This is the second lecture in the AY26 Graduate Studies Interdisplinary Speaker Series.
What is the curator’s role in writing critical histories of photography? This lecture, entitled "Little Histories of Photography: Critical Reflections on The Museum of Modern Art," addresses the discursive limits and possibilities of curatorial work within an institutional context. Maintaining a sensitivity to form and substance, I assess the methodological stakesof unsettling the so-called major histories of the photographic medium.
Oluremi C. Onabanjo is The Peter Schub Curator of Photography at The Museum of Modern Art, where she manages MoMA's holdings of over 35,000 photographs spanning the history of the medium. Her recent exhibitions and collaborations include Ernest Cole's House of Bondage, Projects: Ming Smith, and New Photography 2023. Currently on view is A Little Gallery of the Photo-Secession and New Photography 2025.
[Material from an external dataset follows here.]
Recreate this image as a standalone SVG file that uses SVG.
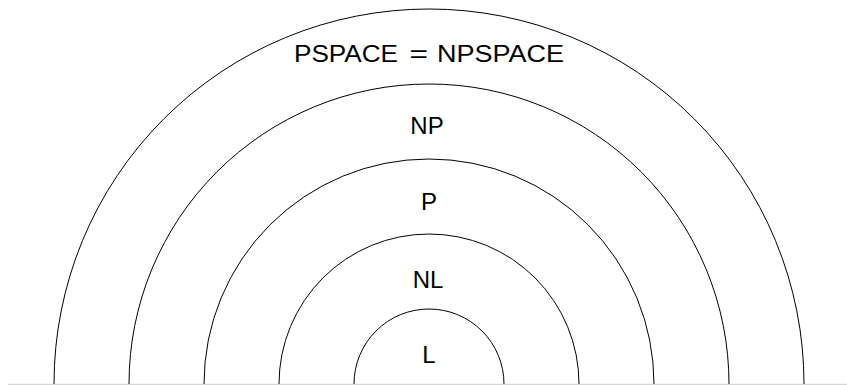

Onabanjo was the inaugural recipient of the Vilcek Prize in Curatorial Work (2025) and a 2024 Center for Curatorial Leadership Fellow. She sits on the Photography Advisory Board of the Istanbul Modern and is a core member of the C-MAP Africa Research Group. She is the author of Ming Smith: Invisible Man, Somewhere Everywhere and the editor of Marilyn Nance: Last Day in Lagos. Onabanjo holds a PhD in Art History from Columbia University.